### Data supplied
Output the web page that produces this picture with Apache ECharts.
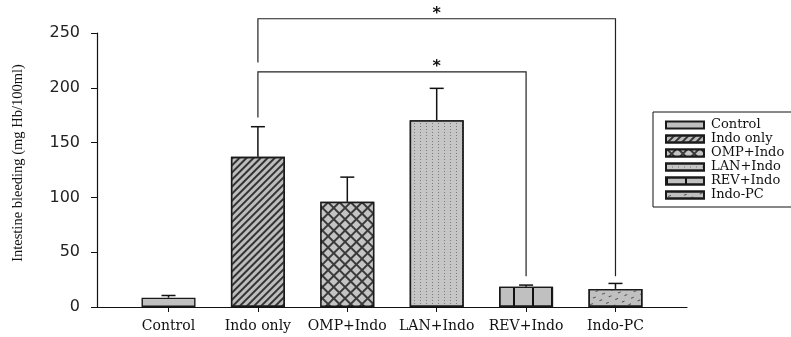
<!DOCTYPE html>
<html>
<head>
<meta charset="utf-8">
<script src="https://cdn.jsdelivr.net/npm/echarts@6/dist/echarts.min.js"></script>
<style>html,body{margin:0;padding:0;background:#fff}#c{width:791px;height:337px}</style>
</head>
<body>
<div id="c"></div>
<script>
const categories = ['Control', 'Indo only', 'OMP+Indo', 'LAN+Indo', 'REV+Indo', 'Indo-PC'];
const means = [8.5, 137, 96, 170.5, 18.5, 16.5];
const errors = [2, 27.5, 22.5, 29, 1.5, 5];
const yTicks = [0, 50, 100, 150, 200, 250];
// brackets: [fromCategory, toCategory, level, leftEnd, rightEnd]
const brackets = [[1, 5, 263, 223, 28], [1, 4, 214.5, 173, 28]];
const stars = [[3, 263], [3, 214.5]];

const fills = ['#c0c0c0', '#bdbdbd', '#3a3a3a', '#c6c6c6', '#c0c0c0', '#c0c0c0'];
const decals = [
  null,
  {symbol: 'rect', dashArrayX: [1, 0], dashArrayY: [2, 3], rotation: -Math.PI / 4, color: '#333', symbolSize: 1},
  {symbol: 'rect', dashArrayX: [6, 2], dashArrayY: [6, 2], rotation: Math.PI / 4, color: '#c4c4c4', symbolSize: 1},
  {symbol: 'rect', dashArrayX: [1, 5], dashArrayY: [1, 2], color: '#7a7a7a', symbolSize: 1},
  {symbol: 'rect', dashArrayX: [2, 17], dashArrayY: [1, 0], color: '#111', symbolSize: 1},
  {symbol: 'rect', dashArrayX: [[3, 7], [0, 5, 3, 2]], dashArrayY: [1, 4], rotation: -0.4, color: '#555', symbolSize: 1}
];

const chart = echarts.init(document.getElementById('c'), null, {renderer: 'canvas'});

const barSeries = categories.map((name, i) => ({
  name: name,
  type: 'bar',
  data: [[i, means[i]]],
  barWidth: 54,
  barGap: '-100%',
  itemStyle: Object.assign({color: fills[i], borderColor: '#1a1a1a', borderWidth: 1.4}, decals[i] ? {decal: decals[i]} : {}),
  emphasis: {disabled: true},
  z: 2
}));

const option = {
  animation: false,
  backgroundColor: '#fff',
  grid: {left: 97, right: 104, top: 33, bottom: 30},
  legend: {
    orient: 'vertical',
    left: 653,
    top: 112,
    padding: [6, 12, 5, 12],
    borderColor: '#111',
    borderWidth: 1,
    itemWidth: 38,
    itemHeight: 7,
    itemGap: 0,
    icon: 'rect',
    textStyle: {fontFamily: 'DejaVu Serif', fontSize: 13, color: '#111', lineHeight: 14, padding: [0, 0, 0, 2]},
    data: categories
  },
  xAxis: {
    type: 'value',
    min: -0.8,
    max: 5.8,
    axisLine: {show: true, onZero: false, lineStyle: {color: '#111', width: 1.2}},
    axisTick: {show: true, customValues: [0, 1, 2, 3, 4, 5], length: 5, lineStyle: {color: '#111'}},
    axisLabel: {
      customValues: [0, 1, 2, 3, 4, 5],
      formatter: v => categories[Math.round(v)],
      fontFamily: 'DejaVu Serif', fontSize: 14, color: '#111', margin: 12
    },
    splitLine: {show: false}
  },
  yAxis: {
    type: 'value',
    min: 0,
    max: 250,
    interval: 50,
    name: 'Intestine bleeding (mg Hb/100ml)',
    nameLocation: 'middle',
    nameGap: 71,
    nameTextStyle: {fontFamily: 'Liberation Serif', fontSize: 14.5, color: '#111', padding: [0, 0, 0, 14]},
    axisLine: {show: true, onZero: false, lineStyle: {color: '#111', width: 1.2}},
    axisTick: {show: true, inside: false, length: 6, lineStyle: {color: '#111'}},
    axisLabel: {fontFamily: 'DejaVu Sans', fontSize: 16, color: '#222', margin: 17,
      customValues: yTicks},
    splitLine: {show: false}
  },
  series: barSeries.concat([
    {
      type: 'custom',
      name: 'errors',
      data: categories.map((c, i) => [i, means[i], errors[i]]),
      z: 3,
      silent: true,
      renderItem: function (params, api) {
        const x = api.value(0);
        const base = api.coord([x, api.value(1)]);
        const top = api.coord([x, api.value(1) + api.value(2)]);
        const st = {stroke: '#111', lineWidth: 1.5};
        return {type: 'group', children: [
          {type: 'line', shape: {x1: base[0], y1: base[1], x2: top[0], y2: top[1]}, style: st},
          {type: 'line', shape: {x1: top[0] - 7, y1: top[1], x2: top[0] + 7, y2: top[1]}, style: st}
        ]};
      }
    },
    {
      type: 'custom',
      name: 'brackets',
      data: brackets,
      clip: false,
      z: 3,
      silent: true,
      renderItem: function (params, api) {
        const a = api.coord([api.value(0), api.value(2)]);
        const b = api.coord([api.value(1), api.value(2)]);
        const aBot = api.coord([api.value(0), api.value(3)]);
        const bBot = api.coord([api.value(1), api.value(4)]);
        return {type: 'polyline', shape: {points: [aBot, a, b, bBot]},
          style: {stroke: '#222', lineWidth: 1.2, fill: null}};
      }
    },
    {
      type: 'custom',
      name: 'stars',
      data: stars,
      clip: false,
      z: 3,
      silent: true,
      renderItem: function (params, api) {
        const p = api.coord([api.value(0), api.value(1)]);
        return {type: 'text', x: p[0], y: p[1] - 5,
          style: {text: '*', fontFamily: 'DejaVu Sans', fontWeight: 'bold', fontSize: 16, fill: '#111',
            align: 'center', verticalAlign: 'middle'}};
      }
    }
  ])
};
chart.setOption(option);
</script>
</body>
</html>
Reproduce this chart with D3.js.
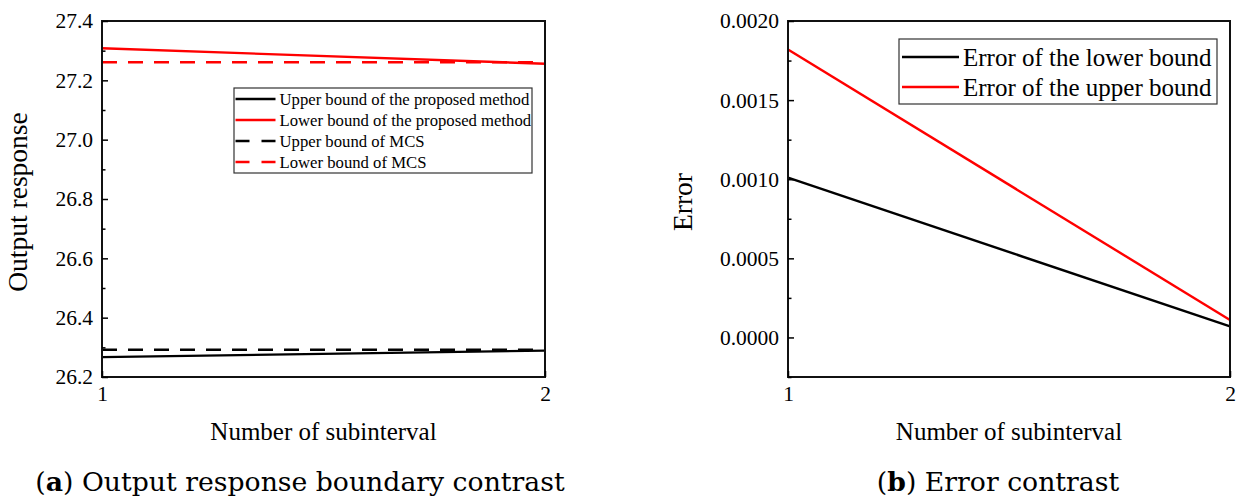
<!DOCTYPE html>
<html><head><meta charset="utf-8">
<script src="https://cdn.jsdelivr.net/npm/d3@7"></script>
<style>
body{margin:0;background:#fff;}
</style></head>
<body><svg id="c" width="1237" height="504"></svg>
<script>
// ---- data ----
const subintervals = [1, 2];
const upperProposed = [26.267, 26.289];
const lowerProposed = [27.308, 27.256];
const upperMCS = [26.292, 26.292];
const lowerMCS = [27.261, 27.261];
const errorLower = [0.00101, 0.00007];
const errorUpper = [0.00182, 0.00011];
const ticksA = [26.2, 26.4, 26.6, 26.8, 27.0, 27.2, 27.4];
const minorA = [26.3, 26.5, 26.7, 26.9, 27.1, 27.3];
const ticksB = [0, 0.0005, 0.0010, 0.0015, 0.0020];
const minorB = [-0.00025, 0.00025, 0.00075, 0.00125, 0.00175];
const legendA = ["Upper bound of the proposed method", "Lower bound of the proposed method", "Upper bound of MCS", "Lower bound of MCS"];
const legendB = ["Error of the lower bound", "Error of the upper bound"];

const SERIF = "'Liberation Serif','Times New Roman',serif";
const svg = d3.select("#c");

function panel(o){
  const g = svg.append("g");
  const x = d3.scaleLinear().domain([1,2]).range([o.x0,o.x1]);
  const y = d3.scaleLinear().domain(o.ydom).range([o.y1,o.y0]);
  // series
  o.series.forEach(s=>{
    g.append("path")
      .attr("d", d3.line().x((d,i)=>x(subintervals[i])).y(d=>y(d))(s.values))
      .attr("fill","none").attr("stroke",s.color).attr("stroke-width",2.4)
      .attr("stroke-dasharray",s.dash||null);
  });
  // frame
  g.append("rect").attr("x",o.x0).attr("y",o.y0).attr("width",o.x1-o.x0).attr("height",o.y1-o.y0)
    .attr("fill","none").attr("stroke","#111").attr("stroke-width",2);
  // y axis
  const ya = d3.axisLeft(y).tickValues(o.ticks).tickSize(-6).tickPadding(9).tickFormat(o.fmt);
  const yg = g.append("g").attr("transform",`translate(${o.x0},0)`).call(ya);
  yg.select(".domain").remove();
  yg.selectAll("line").attr("stroke","#000").attr("stroke-width",1.5);
  yg.selectAll("text").style("font-size",o.fs+"px").style("font-family",SERIF).attr("fill","#000");
  const ym = d3.axisLeft(y).tickValues(o.minor).tickSize(-3.5).tickFormat("");
  const ymg = g.append("g").attr("transform",`translate(${o.x0},0)`).call(ym);
  ymg.select(".domain").remove();
  ymg.selectAll("line").attr("stroke","#000").attr("stroke-width",1.5);
  // x axis
  const xa = d3.axisBottom(x).tickValues(subintervals).tickSize(-6).tickPadding(9).tickFormat(d3.format("d"));
  const xg = g.append("g").attr("transform",`translate(0,${o.y1})`).call(xa);
  xg.select(".domain").remove();
  xg.selectAll("line").attr("stroke","#000").attr("stroke-width",1.5);
  xg.selectAll("text").style("font-size",o.fs+"px").style("font-family",SERIF).attr("fill","#000");
  // titles
  g.append("text").attr("x",(o.x0+o.x1)/2).attr("y",o.y1+63).attr("text-anchor","middle")
    .style("font-size","25px").style("font-family",SERIF).text("Number of subinterval");
  g.append("text").attr("transform",`translate(${o.ytx},${(o.y0+o.y1)/2+3}) rotate(-90)`).attr("text-anchor","middle")
    .style("font-size","27.5px").style("font-family",SERIF).text(o.ytitle);
  // legend
  const L = o.legend;
  const lg = g.append("g");
  lg.append("rect").attr("x",L.x).attr("y",L.y).attr("width",L.w).attr("height",L.h)
    .attr("fill","#fff").attr("stroke","#333").attr("stroke-width",1.2);
  o.series.forEach((s,i)=>{
    const yy = L.y + L.first + i*L.step;
    lg.append("line").attr("x1",L.x+L.pad).attr("x2",L.x+L.pad+L.len).attr("y1",yy).attr("y2",yy)
      .attr("stroke",s.color).attr("stroke-width",2.4).attr("stroke-dasharray",s.dash?"14,12":null);
    lg.append("text").attr("x",L.x+L.pad+L.len+4).attr("y",yy).attr("dy","0.35em")
      .style("font-size",L.fs+"px").style("font-family",SERIF).text(L.labels[i]);
  });
  // caption
  const cap = g.append("text").attr("x",o.capx).attr("y",491).attr("text-anchor","middle")
    .style("font-family","'DejaVu Serif','Liberation Serif',serif").style("font-size","26.7px");
  cap.append("tspan").text("(");
  cap.append("tspan").attr("font-weight","bold").text(o.capLetter);
  cap.append("tspan").text(") " + o.capText);
}

panel({
  x0:102, x1:545, y0:21, y1:377, ydom:[26.2,27.4], ticks:ticksA, minor:minorA,
  fmt:d3.format(".1f"), fs:21.5, ytitle:"Output response", ytx:27,
  series:[
    {values:upperProposed,color:"#000"},
    {values:lowerProposed,color:"#ff0000"},
    {values:upperMCS,color:"#000",dash:"15,11"},
    {values:lowerMCS,color:"#ff0000",dash:"15,11"}
  ],
  legend:{x:234,y:88,w:298,h:85,first:11,step:21,pad:1.5,len:40,fs:16.7,labels:legendA},
  capx:300, capLetter:"a", capText:"Output response boundary contrast"
});

panel({
  x0:788, x1:1230, y0:21, y1:377, ydom:[-0.00025,0.002], ticks:ticksB, minor:minorB,
  fmt:d3.format(".4f"), fs:21.5, ytitle:"Error", ytx:692,
  series:[
    {values:errorLower,color:"#000"},
    {values:errorUpper,color:"#ff0000"}
  ],
  legend:{x:899,y:39,w:318,h:65,first:18,step:30,pad:3,len:57,fs:25,labels:legendB},
  capx:998, capLetter:"b", capText:"Error contrast"
});
</script></body></html>
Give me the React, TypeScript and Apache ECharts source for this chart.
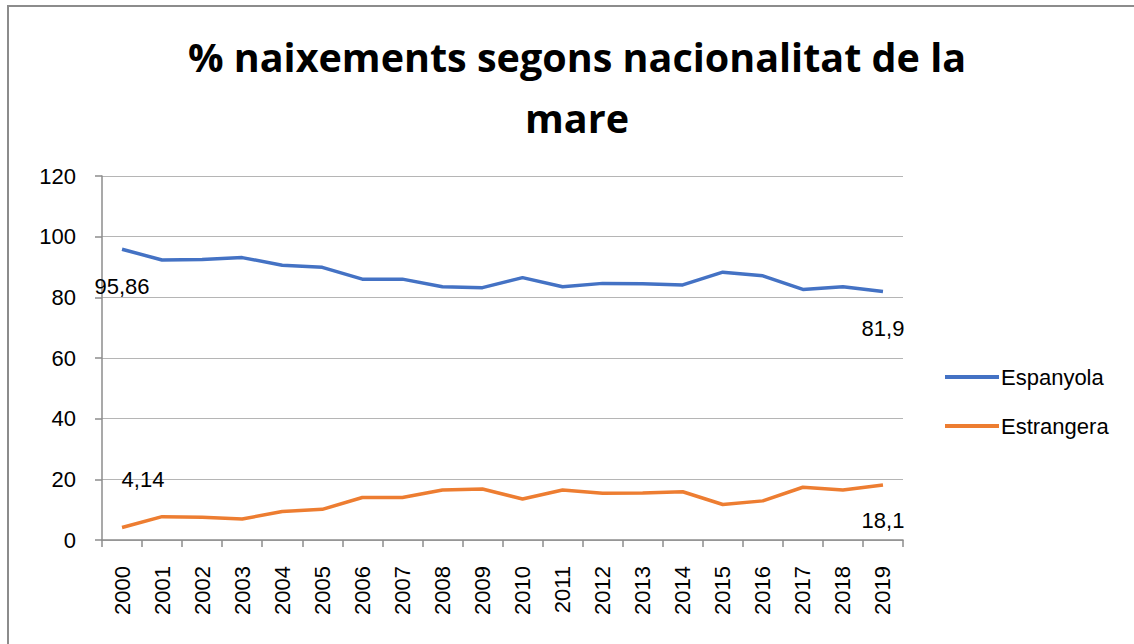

### Directive
Your task is to return the lines above, from the first one up to and including the line containing "const stars = [[3, 263], [3, 214.5]];", minus any pictures.

### Written reply
Output the web page that produces this picture with Apache ECharts.
<!DOCTYPE html>
<html>
<head>
<meta charset="utf-8">
<script src="https://cdn.jsdelivr.net/npm/echarts@6/dist/echarts.min.js"></script>
<style>html,body{margin:0;padding:0;background:#fff}#c{width:791px;height:337px}</style>
</head>
<body>
<div id="c"></div>
<script>
const categories = ['Control', 'Indo only', 'OMP+Indo', 'LAN+Indo', 'REV+Indo', 'Indo-PC'];
const means = [8.5, 137, 96, 170.5, 18.5, 16.5];
const errors = [2, 27.5, 22.5, 29, 1.5, 5];
const yTicks = [0, 50, 100, 150, 200, 250];
// brackets: [fromCategory, toCategory, level, leftEnd, rightEnd]
const brackets = [[1, 5, 263, 223, 28], [1, 4, 214.5, 173, 28]];
const stars = [[3, 263], [3, 214.5]];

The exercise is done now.